ETF Liquidity Myth

When exchange-traded funds (ETFs) originated, they were widely viewed as a more liquid alternative to mutual funds. Not only could investors gain the same broad diversification that they could with indexed mutual funds but, unlike mutual funds, they could also trade them during market hours.

Institutional investors could use them to quickly enter into and exit positions, making them a valuable tool in situations where cash needed to be raised quickly. While individual investors have little recourse when liquidity decreases, institutional investors who use ETFs may avoid some liquidity issues through buying or selling creation units, which are baskets of the underlying shares which make up each ETF. Large brokerage houses such as Morgan Stanley and Salomon Smith Barney also occasionally act as authorized participants when a client makes a large order. Based on their ability to purchase the underlying stocks in the ETF, they can create a huge number of ETF shares instantly with little difficulty in a liquid index like the S&P 500.
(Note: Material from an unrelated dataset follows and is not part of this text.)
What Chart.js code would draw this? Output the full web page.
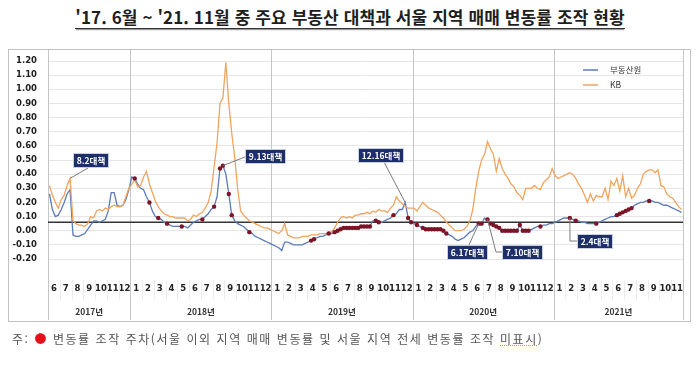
<!DOCTYPE html>
<html lang="ko">
<head>
<meta charset="utf-8">
<script src="https://cdn.jsdelivr.net/npm/chart.js@4"></script>
<style>
  html, body { margin: 0; padding: 0; background: #fff; }
  body { width: 700px; height: 365px; position: relative; overflow: hidden; font-family: "Noto Sans CJK KR", sans-serif; }
  #title { position: absolute; top: 6px; left: 0; width: 700px; text-align: center; line-height: 21px; }
  #title span { display: inline-block; font-size: 17px; font-weight: 700; color: #1e1e1e; letter-spacing: 0.1px;
                border-bottom: 1.5px solid #333; box-shadow: 0 2px 1px -1px #9a9a9a; padding-bottom: 1px; }
  #frame { position: absolute; left: 8px; top: 49px; width: 681px; height: 271px; border: 1px solid #c2c2c2; }
  #chart { position: absolute; left: 0; top: 0; }
  #note { position: absolute; left: 12px; top: 330px; font-size: 12px; color: #555; letter-spacing: 1.55px; line-height: 18px; }
  #note .dot { color: #e3101c; }
  #note .sq { text-decoration: underline dotted #b8a848; }
</style>
</head>
<body>
<div id="title"><span>'17. 6월 ~ '21. 11월 중 주요 부동산 대책과 서울 지역 매매 변동률 조작 현황</span></div>
<div id="frame"></div>
<canvas id="chart" width="700" height="365"></canvas>
<div id="note">주: <span class="dot">●</span> 변동률 조작 주차(서울 이외 지역 매매 변동률 및 서울 지역 전세 변동률 조작 <span class="sq">미표시</span>)</div>

<script>
// years on the axis, first and last month shown in each
const years = ['2017년', '2018년', '2019년', '2020년', '2021년'];
const yearFirstMonth = [6, 1, 1, 1, 1];
const yearLastMonth = [12, 12, 12, 12, 11];

// weekly change rate (%), 4 readings per month, Jun 2017 .. Nov 2021
const reb = [ // 부동산원
  0.26, 0.15, 0.10, 0.11,   0.15, 0.20, 0.26, 0.29,   -0.03, -0.04, -0.04, -0.03,
  -0.02, 0.01, 0.04, 0.07,  0.07, 0.06, 0.07, 0.08,   0.14, 0.27, 0.27, 0.18,
  0.17, 0.18, 0.22, 0.29,
  0.38, 0.37, 0.33, 0.30,   0.29, 0.24, 0.20, 0.14,   0.10, 0.09, 0.08, 0.06,
  0.05, 0.04, 0.03, 0.03,   0.03, 0.03, 0.03, 0.02,   0.04, 0.06, 0.07, 0.08,
  0.08, 0.10, 0.12, 0.15,   0.17, 0.24, 0.44, 0.46,   0.40, 0.26, 0.11, 0.07,
  0.05, 0.04, 0.03, 0.01,   -0.01, -0.02, -0.04, -0.05,  -0.06, -0.07, -0.08, -0.09,
  -0.10, -0.11, -0.12, -0.14,  -0.08, -0.08, -0.09, -0.10,  -0.10, -0.10, -0.10, -0.09,
  -0.08, -0.07, -0.06, -0.05,  -0.04, -0.04, -0.03, -0.02,  -0.02, -0.01, 0.00, 0.01,
  0.02, 0.02, 0.02, 0.02,   0.02, 0.02, 0.03, 0.03,   0.03, 0.03, 0.07, 0.07,
  0.06, 0.06, 0.07, 0.08,   0.09, 0.11, 0.12, 0.15,   0.15, 0.20, 0.09, 0.06,
  0.05, 0.04, 0.03, 0.02,   0.01, 0.01, 0.01, 0.01,   0.01, 0.01, 0.00, -0.02,
  -0.03, -0.04, -0.06, -0.07,  -0.06, -0.05, -0.03, -0.01,  0.00, 0.03, 0.05, 0.05,
  0.09, 0.08, 0.05, 0.04,   0.03, 0.02, 0.00, 0.00,   0.00, 0.00, 0.00, 0.00,
  0.04, 0.00, 0.00, 0.00,   0.01, 0.02, 0.03, 0.03,   0.04, 0.04, 0.05, 0.05,
  0.06, 0.07, 0.08, 0.09,   0.09, 0.09, 0.08, 0.07,   0.07, 0.06, 0.06, 0.05,
  0.05, 0.05, 0.05, 0.06,   0.07, 0.08, 0.09, 0.10,   0.10, 0.11, 0.12, 0.13,
  0.14, 0.15, 0.16, 0.18,   0.19, 0.20, 0.20, 0.21,   0.21, 0.21, 0.20, 0.20,
  0.19, 0.18, 0.18, 0.17,   0.16, 0.15, 0.14, 0.13
];
const kb = [
  0.32, 0.25, 0.20, 0.16,   0.22, 0.25, 0.32, 0.37,   0.07, 0.05, 0.04, 0.04,
  0.03, 0.05, 0.10, 0.09,   0.14, 0.15, 0.14, 0.16,   0.15, 0.17, 0.18, 0.17,
  0.17, 0.18, 0.24, 0.30,
  0.33, 0.36, 0.31, 0.32,   0.38, 0.42, 0.33, 0.27,   0.21, 0.17, 0.14, 0.12,
  0.11, 0.10, 0.10, 0.09,   0.09, 0.09, 0.09, 0.07,   0.08, 0.11, 0.10, 0.12,
  0.13, 0.16, 0.20, 0.28,   0.45, 0.62, 0.90, 0.94,   1.19, 0.90, 0.69, 0.52,
  0.30, 0.14, 0.11, 0.09,   0.07, 0.06, 0.05, 0.04,   0.03, 0.02, 0.02, 0.01,
  0.00, -0.01, -0.02, 0.00,  0.05, -0.03, -0.04, -0.05,  -0.05, -0.05, -0.04, -0.04,
  -0.04, -0.03, -0.03, -0.03,  -0.02, -0.02, -0.02, -0.01,  -0.01, 0.02, 0.06, 0.09,
  0.10, 0.09, 0.10, 0.09,   0.11, 0.11, 0.12, 0.12,   0.13, 0.12, 0.14, 0.13,
  0.15, 0.14, 0.14, 0.13,   0.16, 0.18, 0.24, 0.21,   0.19, 0.17, 0.16, 0.16,
  0.16, 0.14, 0.17, 0.20,   0.18, 0.16, 0.15, 0.14,   0.13, 0.11, 0.09, 0.06,
  0.04, 0.02, 0.00, 0.00,   0.00, 0.01, 0.03, 0.07,   0.15, 0.30, 0.42, 0.50,
  0.54, 0.63, 0.58, 0.54,   0.42, 0.51, 0.44, 0.40,   0.37, 0.33, 0.31, 0.27,
  0.25, 0.22, 0.30, 0.30,   0.30, 0.32, 0.30, 0.29,   0.34, 0.36, 0.38, 0.44,
  0.39, 0.37, 0.38, 0.39,   0.40, 0.41, 0.40, 0.37,   0.33, 0.30, 0.25, 0.20,
  0.26, 0.21, 0.25, 0.24,   0.24, 0.30, 0.22, 0.35,   0.32, 0.37, 0.28, 0.39,
  0.24, 0.30, 0.23, 0.25,   0.30, 0.33, 0.40, 0.42,   0.43, 0.43, 0.41, 0.43,
  0.32, 0.31, 0.26, 0.24,   0.23, 0.20, 0.17, 0.15
];

// weeks (index into reb) flagged as manipulated
const markedWeeks = [
  29, 34, 37, 40, 45, 52, 56, 58, 59, 61, 62, 68,
  89, 90, 95, 97, 98, 99, 100, 101, 102, 103, 104, 105, 106, 107, 108, 109, 111, 112, 117, 122, 123,
  125, 127, 128, 129, 130, 131, 132, 133, 134, 135, 146, 147, 149, 150, 151, 152,
  153, 154, 155, 156, 157, 158, 159, 160, 161, 162, 163, 167,
  177, 179, 186, 193, 194, 195, 196, 197, 198, 204
];

// policy announcements: label, series, week
const policyText = ['8.2대책', '9.13대책', '12.16대책', '6.17대책', '7.10대책', '2.4대책'];
const policySeries = ['kb', 'reb', 'reb', 'reb', 'reb', 'reb'];
const policyWeek = [7, 59, 121, 146, 149, 177];

const baseLevel = 0.06;
const yMin = -0.2, yMax = 1.2, yStep = 0.1;

// ---- derived ----
const monthLabels = [];
years.forEach((y, i) => {
  for (let m = yearFirstMonth[i]; m <= yearLastMonth[i]; m++) monthLabels.push(String(m));
});
const nMonths = monthLabels.length;
const perMonth = 4;
const xOf = k => Math.floor(k / perMonth) + ((k % perMonth) + 0.5) / perMonth;
const series = { reb, kb };

// box placement for each note, relative to its anchor point (px)
const noteLayout = [
  { dx: 3,   dy: -25, leader: [[15, 15]] },
  { dx: 22,  dy: -17, leader: [[0, 8]] },
  { dx: -47, dy: -54, leader: [[26, 14]] },
  { dx: -32, dy: 21,  leader: [[22, 0]] },
  { dx: 14,  dy: 26,  leader: [[-6, 7], [0, 7]] },
  { dx: 7,   dy: 16,  leader: [[-7, 7], [0, 7]] }
];

const numFont = { family: 'DejaVu Sans', size: 8.5, weight: 'bold' };

const decor = {
  id: 'decor',
  beforeDatasetsDraw(chart) {
    const { ctx, scales: { x } } = chart;
    ctx.save();
    // faint month separators under the tick labels
    ctx.strokeStyle = '#ececec';
    ctx.lineWidth = 1;
    for (let i = 1; i < nMonths; i++) {
      const px = Math.round(x.getPixelForValue(i)) + 0.5;
      ctx.beginPath(); ctx.moveTo(px, 280); ctx.lineTo(px, 300); ctx.stroke();
    }
    // year dividers, full frame height
    ctx.strokeStyle = '#c6c6c6';
    let start = 0;
    const bounds = [0];
    years.forEach((y, i) => { start += yearLastMonth[i] - yearFirstMonth[i] + 1; bounds.push(start); });
    bounds.forEach(b => {
      const px = Math.round(x.getPixelForValue(b)) + 0.5;
      ctx.beginPath(); ctx.moveTo(px, 50); ctx.lineTo(px, 320); ctx.stroke();
    });
    // year labels
    ctx.fillStyle = '#333';
    ctx.font = 'bold 8.5px "Noto Sans CJK KR"';
    ctx.textAlign = 'center';
    ctx.textBaseline = 'middle';
    years.forEach((y, i) => {
      const mid = (bounds[i] + bounds[i + 1]) / 2;
      ctx.fillText(y, x.getPixelForValue(mid), 312);
    });
    ctx.restore();
  },
  afterDatasetsDraw(chart) {
    const { ctx, chartArea: a, scales: { x, y } } = chart;
    ctx.save();
    // policy notes
    ctx.font = 'bold 8.5px "Noto Sans CJK KR"';
    ctx.textBaseline = 'middle';
    ctx.textAlign = 'center';
    policyText.forEach((t, i) => {
      const k = policyWeek[i];
      const ax = x.getPixelForValue(xOf(k));
      const ay = y.getPixelForValue(series[policySeries[i]][k]);
      const L = noteLayout[i];
      const bx = Math.round(ax + L.dx), by = Math.round(ay + L.dy);
      const w = Math.round(ctx.measureText(t).width + 8), h = 15;
      ctx.strokeStyle = '#7a7a7a';
      ctx.lineWidth = 1;
      ctx.beginPath();
      ctx.moveTo(ax, ay);
      L.leader.forEach(p => ctx.lineTo(bx + p[0], by + p[1]));
      ctx.stroke();
      ctx.fillStyle = '#1d2f68';
      ctx.fillRect(bx, by, w, h);
      ctx.strokeStyle = '#c9d0e0';
      ctx.strokeRect(bx + 0.5, by + 0.5, w - 1, h - 1);
      ctx.fillStyle = '#fff';
      ctx.fillText(t, bx + w / 2, by + h / 2 + 0.5);
    });
    // legend
    ctx.font = '8.5px "Noto Sans CJK KR"';
    ctx.textAlign = 'left';
    [chart.data.datasets[2], chart.data.datasets[1]].forEach((ds, i) => {
      const ly = a.top + 9 + i * 15;
      ctx.strokeStyle = ds.borderColor;
      ctx.lineWidth = 1.5;
      ctx.beginPath(); ctx.moveTo(a.right - 100, ly); ctx.lineTo(a.right - 85, ly); ctx.stroke();
      ctx.fillStyle = '#333';
      ctx.fillText(ds.label, a.right - 73, ly);
    });
    ctx.restore();
  }
};

new Chart(document.getElementById('chart'), {
  type: 'line',
  data: {
    datasets: [
      {
        label: '조작 주차',
        data: markedWeeks.map(k => ({ x: xOf(k), y: reb[k] })),
        showLine: false,
        pointRadius: 2.2,
        pointBackgroundColor: '#7c1426',
        pointBorderWidth: 0
      },
      {
        label: 'KB',
        data: kb.map((v, k) => ({ x: xOf(k), y: v })),
        borderColor: '#f0a45e',
        borderWidth: 1.3,
        pointRadius: 0
      },
      {
        label: '부동산원',
        data: reb.map((v, k) => ({ x: xOf(k), y: v })),
        borderColor: '#5b7cb6',
        borderWidth: 1.3,
        pointRadius: 0
      },
      {
        label: 'base',
        data: [{ x: 0, y: baseLevel }, { x: nMonths, y: baseLevel }],
        borderColor: '#333',
        borderWidth: 1.3,
        pointRadius: 0
      }
    ]
  },
  options: {
    responsive: false,
    animation: false,
    devicePixelRatio: 1,
    layout: { padding: { left: 8, right: 17, top: 61, bottom: 0 } },
    plugins: { legend: { display: false }, tooltip: { enabled: false } },
    scales: {
      x: {
        type: 'linear',
        min: 0,
        max: nMonths,
        afterBuildTicks: s => { s.ticks = monthLabels.map((_, i) => ({ value: i + 0.5 })); },
        afterFit: s => { s.height = 106; },
        ticks: {
          autoSkip: false,
          maxRotation: 0,
          padding: 2,
          color: '#222',
          font: numFont,
          callback: v => monthLabels[Math.floor(v)]
        },
        grid: { display: true, drawOnChartArea: false, drawTicks: true, tickLength: 23, tickColor: 'rgba(0,0,0,0)' },
        border: { display: false }
      },
      y: {
        min: yMin,
        max: yMax,
        afterFit: s => { s.width = 40; },
        ticks: {
          stepSize: yStep,
          padding: 11,
          color: '#222',
          font: numFont,
          callback: v => (Math.abs(v) < 1e-9 ? 0 : v).toFixed(2)
        },
        grid: { color: '#e6e6e6', drawTicks: false },
        border: { display: false }
      }
    }
  },
  plugins: [decor]
});
</script>
</body>
</html>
Not surprisingly, ETFs based on indexes that also have derivatives tied to them have even slimmer bid-ask spreads. The reason is that there is heightened interaction between the specialists, market makers, and arbitrageurs. In other words, ETF shareholders benefit from this increased competition because it narrows spreads. More firms are researching ETF bid-ask spreads, and the results confirm that ETFs tied to liquid indexes have very small spreads.

However, if you have confidence in U.S. market liquidity then you should feel safe using existing broad-based domestic ETFs, and their history thus far bears that out. We would add that a wait-and-see attitude could be beneficial for potential ETFs tied to illiquid indexes – private securities or municipal bonds, for example.

Factors That Influence ETF Liquidity

It remains true that ETFs have greater liquidity than mutual funds. Some investors appear to believe that the liquidity of an ETF is dependent on the fund’s average trading volume, or the number of shares traded per day. However, this is not the case. Rather, a better measure of ETF liquidity is the liquidity of the underlying stocks in the index. Although ETFs trade like stocks, trading volume does not give good insight into how easily they trade, because the underlying securities make the difference. Below are some factors that affect the liquidity of ETFs.

Underlying Asset: ETFs which have less liquid equities as there underlying assets are usually less liquid than those have liquid equities as underlying asset.

Diversification: ETFs which invest in broad diversified market indexes are usually more liquid than which invest in specific sectors.

Market Capitalization: ETFs which invest in large-cap stocks are usually more liquid than mid-cap and small-cap tracking ETFs.

Fixed Income Securities: ETFs which have fixed income securities like treasury bonds, corporate bonds, etc as underlying instruments are more volatile and is also less risky.

Economy: ETFs which track indexes of emerging world economies are usually considered less liquid than that of developed world economies. Also ETFs investing in domestic securities are more liquid than foreign ones.

Trade Volume: Although not a major factor, increase in trading volume of ETF positively contributes to the liquidity of it.

Trading volume of underlying stocks: The more the underlying stocks are traded the higher the liquidity of ETF.

Time, News and Market Forces: These ever changing factors affect the liquidity of all the traded instruments including ETFs.